Alkali, Solvay, and Tata are mining Bed 17 occurring at greater depth. Pacific Soda is focused on the lower trona beds, Bed 1 through Bed 4, utilizing solution mining due to the trona depth.
Trona Bed 1 through 18 of the Lower Wilkins Peak are relatively tabular with a fine grain sugary appearance. Various amounts of halite are present and can become more salt, halite, than trona towards the southwestern portion of the depositional basin. Halite is a significant contaminate in the refining process and reduces recovery and increases production cost. A stable depositional environment is implied by uniformity and minimal variation of the depocenters of Beds 1 through 18.
Trona Beds 19 through 25 are relatively halite free and consist of amber translucent coarse-crystalline blades to coarse granular “sugary” textured masses. Trona Beds 19through 22 are located in the northwestern corner of the Green River Basin saline depositional basin. Trona Beds 24 and 25, mined by Sisecam Wyoming, are located in the northeastern corner of the Green River Basin.
Local Geology
Mineral reserves within the Sisecam Wyoming lease area are confined to Trona Beds 24 and 25. Isotope analysis of a volcanic layer, known as the Big Island Tuff, located between these beds, has dated deposition at approximately 49 million years. Local structural gradient is oriented west/southwest at a grade of approximately 50-feet per mile and was influenced by the structural high of the Rock Springs Uplift to the east. Overburden depths of Beds 24 and 25 increases along the strike of the dip from typically 800-feet to 1,100-feet with increasing surface topography.
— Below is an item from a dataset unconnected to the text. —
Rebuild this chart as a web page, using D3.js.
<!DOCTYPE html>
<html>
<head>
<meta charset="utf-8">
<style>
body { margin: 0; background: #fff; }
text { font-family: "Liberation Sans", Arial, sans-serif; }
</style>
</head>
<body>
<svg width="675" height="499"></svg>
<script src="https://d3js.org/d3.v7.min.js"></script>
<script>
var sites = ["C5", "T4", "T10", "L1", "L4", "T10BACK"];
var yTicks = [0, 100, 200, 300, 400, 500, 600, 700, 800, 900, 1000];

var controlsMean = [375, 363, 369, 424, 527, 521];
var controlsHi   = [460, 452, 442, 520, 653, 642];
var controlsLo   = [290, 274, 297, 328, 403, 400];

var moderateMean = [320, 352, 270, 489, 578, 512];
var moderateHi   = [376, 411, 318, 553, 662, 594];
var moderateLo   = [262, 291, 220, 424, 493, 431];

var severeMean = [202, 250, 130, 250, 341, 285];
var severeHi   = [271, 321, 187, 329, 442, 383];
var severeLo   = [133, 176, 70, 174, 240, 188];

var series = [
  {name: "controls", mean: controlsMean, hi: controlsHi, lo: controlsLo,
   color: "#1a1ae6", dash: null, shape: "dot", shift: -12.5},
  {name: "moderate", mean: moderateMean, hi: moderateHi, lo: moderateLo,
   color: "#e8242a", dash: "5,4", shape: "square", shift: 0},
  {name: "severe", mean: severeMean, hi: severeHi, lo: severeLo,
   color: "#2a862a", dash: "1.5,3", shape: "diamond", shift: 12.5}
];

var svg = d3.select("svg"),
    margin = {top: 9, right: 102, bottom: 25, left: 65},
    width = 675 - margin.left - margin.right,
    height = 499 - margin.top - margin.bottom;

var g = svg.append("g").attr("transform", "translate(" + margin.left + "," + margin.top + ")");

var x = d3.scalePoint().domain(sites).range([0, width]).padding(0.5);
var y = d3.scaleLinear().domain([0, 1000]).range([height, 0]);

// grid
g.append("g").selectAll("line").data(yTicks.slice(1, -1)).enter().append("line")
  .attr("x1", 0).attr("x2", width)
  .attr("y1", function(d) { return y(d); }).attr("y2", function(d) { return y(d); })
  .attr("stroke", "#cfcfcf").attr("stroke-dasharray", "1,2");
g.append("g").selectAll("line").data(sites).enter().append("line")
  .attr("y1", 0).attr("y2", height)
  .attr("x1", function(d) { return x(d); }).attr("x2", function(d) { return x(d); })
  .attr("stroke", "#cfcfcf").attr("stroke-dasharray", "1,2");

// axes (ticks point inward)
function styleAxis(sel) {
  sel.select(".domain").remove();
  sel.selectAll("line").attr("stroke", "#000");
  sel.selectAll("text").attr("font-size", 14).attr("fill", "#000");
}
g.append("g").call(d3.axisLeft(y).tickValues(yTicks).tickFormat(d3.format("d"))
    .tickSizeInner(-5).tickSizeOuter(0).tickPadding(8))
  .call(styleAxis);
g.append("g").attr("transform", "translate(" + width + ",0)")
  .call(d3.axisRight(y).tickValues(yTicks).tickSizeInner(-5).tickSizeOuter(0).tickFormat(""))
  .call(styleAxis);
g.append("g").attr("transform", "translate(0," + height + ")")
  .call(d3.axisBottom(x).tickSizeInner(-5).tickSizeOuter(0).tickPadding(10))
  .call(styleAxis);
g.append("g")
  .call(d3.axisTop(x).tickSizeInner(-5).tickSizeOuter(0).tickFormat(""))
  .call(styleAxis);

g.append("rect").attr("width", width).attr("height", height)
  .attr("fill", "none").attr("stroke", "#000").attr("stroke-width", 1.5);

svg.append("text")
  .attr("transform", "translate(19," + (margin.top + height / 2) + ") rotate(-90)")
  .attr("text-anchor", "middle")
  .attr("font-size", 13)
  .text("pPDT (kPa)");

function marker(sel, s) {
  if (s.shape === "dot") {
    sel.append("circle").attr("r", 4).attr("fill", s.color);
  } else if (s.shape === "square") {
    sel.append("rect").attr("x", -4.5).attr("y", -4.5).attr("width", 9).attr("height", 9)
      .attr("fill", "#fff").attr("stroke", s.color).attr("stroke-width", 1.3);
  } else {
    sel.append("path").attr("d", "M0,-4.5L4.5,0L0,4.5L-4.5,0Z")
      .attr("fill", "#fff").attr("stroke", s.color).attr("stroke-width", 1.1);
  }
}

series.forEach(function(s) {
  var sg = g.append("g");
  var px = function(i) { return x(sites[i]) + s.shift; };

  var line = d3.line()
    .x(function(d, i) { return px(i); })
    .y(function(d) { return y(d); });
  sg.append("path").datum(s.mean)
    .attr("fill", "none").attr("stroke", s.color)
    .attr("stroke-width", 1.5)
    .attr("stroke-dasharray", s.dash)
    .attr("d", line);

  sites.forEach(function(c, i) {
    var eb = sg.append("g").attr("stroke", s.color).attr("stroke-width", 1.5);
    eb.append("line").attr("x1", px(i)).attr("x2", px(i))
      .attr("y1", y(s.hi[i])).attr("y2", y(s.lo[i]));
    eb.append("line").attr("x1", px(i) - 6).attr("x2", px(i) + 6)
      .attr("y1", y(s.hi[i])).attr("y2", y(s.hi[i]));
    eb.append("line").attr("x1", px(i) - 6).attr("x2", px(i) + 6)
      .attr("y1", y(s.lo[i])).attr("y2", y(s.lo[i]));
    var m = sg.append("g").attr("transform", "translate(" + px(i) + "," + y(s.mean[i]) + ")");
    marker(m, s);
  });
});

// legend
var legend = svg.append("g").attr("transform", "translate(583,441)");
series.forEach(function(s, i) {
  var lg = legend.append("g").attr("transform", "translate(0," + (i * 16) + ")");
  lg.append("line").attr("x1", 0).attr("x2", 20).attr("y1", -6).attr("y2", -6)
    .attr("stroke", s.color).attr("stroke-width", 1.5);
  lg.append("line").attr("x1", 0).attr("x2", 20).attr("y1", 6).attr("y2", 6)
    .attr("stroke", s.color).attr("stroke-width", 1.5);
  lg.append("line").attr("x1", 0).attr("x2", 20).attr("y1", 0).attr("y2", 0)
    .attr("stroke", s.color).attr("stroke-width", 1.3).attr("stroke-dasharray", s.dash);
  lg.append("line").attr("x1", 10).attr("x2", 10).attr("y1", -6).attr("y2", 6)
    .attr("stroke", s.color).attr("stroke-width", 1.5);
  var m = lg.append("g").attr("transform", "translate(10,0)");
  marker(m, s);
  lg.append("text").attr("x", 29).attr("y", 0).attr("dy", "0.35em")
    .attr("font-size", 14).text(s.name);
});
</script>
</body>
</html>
Depositional and post-depositional sedimentary structures have been observed in the Sisecam Wyoming Mine and have had some impact on production grades and/or mining. These structures include:
Polygonal, vertically oriented, clay filled features are common, suggesting intense evaporation and desiccation, resulting in the formation of large “mud-cracks” within the deposit. Sisecam Wyoming Bed 25 exhibits these features in greater detail than Bed 24.
“Blow-outs” occurring in both beds, represent a massive dewatering event from vertical brine movement eroding the trona bed. Results of this movement have been observed to completely obliterate the beds from a 12-foot seam thickness to zero within a 50-foot distance span.
Geological faulting, movement, and fracturing have been observed in Bed 25. The occurrence of locally identified “root-beer” seams is associated with this type of disturbance.
Post-depositional dissolution from moisture/groundwater has been observed in the Lower Bed 24. Relatively isolated, the trona bed appears to be dissolved from the top after deposition, resulting in thinning of the bed and an increase in insoluble content in the upper portion of the seam.